Durante los años en que fui a la escuela que dirigió mi otro abuelo, depurado, hasta su jubilación. No tuve contacto alguno con las niñas que estudiaban en el pabellón que había frente al mío. Nos estaba completamente prohibido, y sólo podía acceder a él el día trece de mayo, con flores a María que madre nuestra es, eso sí, en filas separadas y sin contacto alguno ni de palabra, ni de obra ni por omisión. No llevábamos uniformes, pero era obligatorio el pantalón corto para los niños aunque hiciesen siete grados bajo cero. A ellas las educaban siguiendo el manual de la buena esposa. Raramente, muy raramente, se les tocaba, intentado dulcificar su carácter y adecuarlo a lo que el régimen pedía de ellas. A nosotros nos volaban las hostias, de mano, de palmeta, de rama de olivo, por todos lados, sin parar, entre himnos y rezos incesantes.

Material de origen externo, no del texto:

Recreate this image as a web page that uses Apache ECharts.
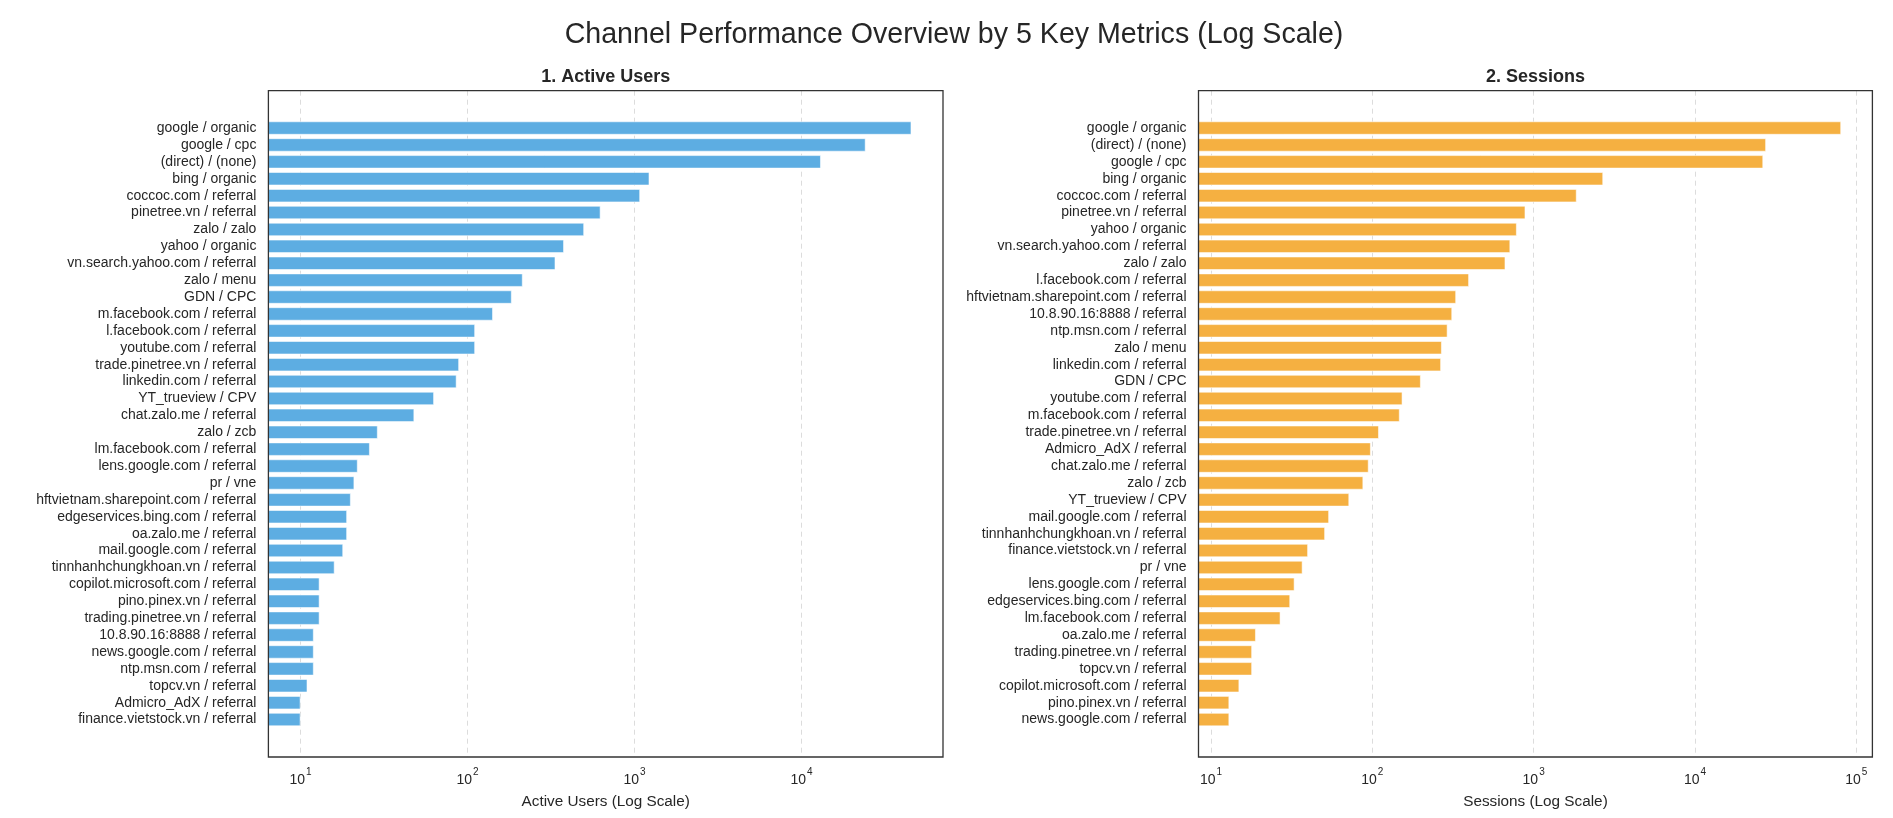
<!DOCTYPE html>
<html>
<head>
<meta charset="utf-8">
<script src="https://cdn.jsdelivr.net/npm/echarts@6/dist/echarts.min.js"></script>
<style>
html,body{margin:0;padding:0;background:#fff;}
#chart{width:1893px;height:818px;}
</style>
</head>
<body>
<div id="chart"></div>
<script>
// ---- Data ----
const usersCategories = [
  'google / organic','google / cpc','(direct) / (none)','bing / organic','coccoc.com / referral',
  'pinetree.vn / referral','zalo / zalo','yahoo / organic','vn.search.yahoo.com / referral','zalo / menu',
  'GDN / CPC','m.facebook.com / referral','l.facebook.com / referral','youtube.com / referral',
  'trade.pinetree.vn / referral','linkedin.com / referral','YT_trueview / CPV','chat.zalo.me / referral',
  'zalo / zcb','lm.facebook.com / referral','lens.google.com / referral','pr / vne',
  'hftvietnam.sharepoint.com / referral','edgeservices.bing.com / referral','oa.zalo.me / referral',
  'mail.google.com / referral','tinnhanhchungkhoan.vn / referral','copilot.microsoft.com / referral',
  'pino.pinex.vn / referral','trading.pinetree.vn / referral','10.8.90.16:8888 / referral',
  'news.google.com / referral','ntp.msn.com / referral','topcv.vn / referral','Admicro_AdX / referral',
  'finance.vietstock.vn / referral'
];
const usersValues = [
  45500, 24200, 13060, 1228, 1080,
  626, 499, 378, 336, 214,
  184, 142, 111, 111,
  89, 86, 63, 48,
  29, 26, 22, 21,
  20, 19, 19,
  18, 16, 13,
  13, 13, 12,
  12, 12, 11, 10,
  10
];
const sessionsCategories = [
  'google / organic','(direct) / (none)','google / cpc','bing / organic','coccoc.com / referral',
  'pinetree.vn / referral','yahoo / organic','vn.search.yahoo.com / referral','zalo / zalo',
  'l.facebook.com / referral','hftvietnam.sharepoint.com / referral','10.8.90.16:8888 / referral',
  'ntp.msn.com / referral','zalo / menu','linkedin.com / referral','GDN / CPC','youtube.com / referral',
  'm.facebook.com / referral','trade.pinetree.vn / referral','Admicro_AdX / referral','chat.zalo.me / referral',
  'zalo / zcb','YT_trueview / CPV','mail.google.com / referral','tinnhanhchungkhoan.vn / referral',
  'finance.vietstock.vn / referral','pr / vne','lens.google.com / referral','edgeservices.bing.com / referral',
  'lm.facebook.com / referral','oa.zalo.me / referral','trading.pinetree.vn / referral','topcv.vn / referral',
  'copilot.microsoft.com / referral','pino.pinex.vn / referral','news.google.com / referral'
];
const sessionsValues = [
  80600, 27600, 26500, 2700, 1850,
  890, 787, 717, 669,
  398, 331, 313,
  293, 270, 267, 200, 154,
  148, 110, 98, 95,
  88, 72, 54, 51,
  40, 37, 33, 31,
  27, 19, 18, 18,
  15, 13, 13
];
const mainTitle = 'Channel Performance Overview by 5 Key Metrics (Log Scale)';
const panelTitles = ['1. Active Users', '2. Sessions'];
const axisNames = ['Active Users (Log Scale)', 'Sessions (Log Scale)'];
const usersRange = [6.415, 70270];
const sessionsRange = [8.37, 125800];

// ---- Layout / style ----
const FONT = '"Liberation Sans", Arial, Helvetica, sans-serif';
const TXT = '#262626';
const frameTop = 90.7, frameH = 666.3;
const plotTop = 119.6, plotH = 608.4;
const panels = [
  {left: 268.4, width: 674.6, cats: usersCategories, vals: usersValues, range: usersRange, color: '#5DADE2'},
  {left: 1198.5, width: 673.9, cats: sessionsCategories, vals: sessionsValues, range: sessionsRange, color: '#F5B041'}
];

const grid = [], xAxis = [], yAxis = [], series = [];
const titles = [{
  text: mainTitle, left: 954, top: 20.5, textAlign: 'center', padding: 0,
  textStyle: {fontSize: 28.6, fontWeight: 'normal', color: TXT, fontFamily: FONT}
}];

panels.forEach((p, i) => {
  const gF = grid.length;
  grid.push({left: p.left, top: frameTop, width: p.width, height: frameH, show: true,
    borderColor: '#333', borderWidth: 1.3, backgroundColor: 'transparent', z: 10, containLabel: false});
  const gP = grid.length;
  grid.push({left: p.left, top: plotTop, width: p.width, height: plotH, containLabel: false});

  xAxis.push({
    type: 'log', logBase: 10, gridIndex: gF, min: p.range[0], max: p.range[1], splitNumber: 5,
    axisLine: {show: false}, axisTick: {show: false},
    splitLine: {show: true, showMinLine: false, showMaxLine: false, lineStyle: {color: '#dcdcdc', type: [5, 4], width: 1}},
    axisLabel: {
      showMinLabel: false, showMaxLabel: false, margin: 10,
      formatter: v => '{b|10}{s|' + Math.round(Math.log10(v)) + '}',
      rich: {
        b: {fontSize: 14, lineHeight: 20, color: TXT, fontFamily: FONT, verticalAlign: 'bottom'},
        s: {fontSize: 10, lineHeight: 10, color: TXT, fontFamily: FONT, verticalAlign: 'top', padding: [0, 0, 0, 1]}
      }
    },
    name: axisNames[i], nameLocation: 'middle', nameGap: 37, nameMoveOverlap: false,
    nameTextStyle: {fontSize: 15.3, color: TXT, fontFamily: FONT}
  });
  yAxis.push({type: 'value', gridIndex: gF, show: false, min: 0, max: 1});

  xAxis.push({type: 'log', logBase: 10, gridIndex: gP, min: p.range[0], max: p.range[1], show: false,
    splitLine: {show: false}});
  yAxis.push({
    type: 'category', gridIndex: gP, data: p.cats, inverse: true,
    axisLine: {show: false}, axisTick: {show: false}, splitLine: {show: false},
    axisLabel: {fontSize: 14, color: TXT, fontFamily: FONT, margin: 12, interval: 0}
  });

  series.push({
    type: 'bar', xAxisIndex: xAxis.length - 1, yAxisIndex: yAxis.length - 1,
    data: p.vals, barWidth: '80%', clip: true, z: 2,
    itemStyle: {color: p.color, borderColor: 'rgba(255,255,255,0.55)', borderWidth: 1}
  });

  titles.push({
    text: panelTitles[i], left: p.left + p.width / 2, top: 68, textAlign: 'center', padding: 0,
    textStyle: {fontSize: 18, fontWeight: 'bold', color: TXT, fontFamily: FONT}
  });
});

const chart = echarts.init(document.getElementById('chart'), null, {renderer: 'canvas'});
chart.setOption({
  animation: false,
  backgroundColor: '#ffffff',
  textStyle: {fontFamily: FONT},
  title: titles,
  grid: grid,
  xAxis: xAxis,
  yAxis: yAxis,
  series: series
});
</script>
</body>
</html>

Tenían que hacernos fuertes, duros, inclementes. Como en El cuento de la criada, todo estaba estudiado y conducía al mismo fin, la sumisión total de las mujeres a los hombres, la división absoluta del trabajo entre el no remunerado de la casa para ellas, y el remunerado, poco, pero remunerado para nosotros.

Mi abuela, buena, muy buena, maravillosamente buena sigue viviendo en mi memoria como uno de mis seres más queridos y añorados. El día que murió Franco, ya enferma, frente al televisor de mi casa, con mi madre, no pudo evitar unas lágrimas, mi padre tampoco, y exclamó: ¡Qué va a ser de nosotros ahora! Murió unos meses después sin saber que lo peor ya había pasado.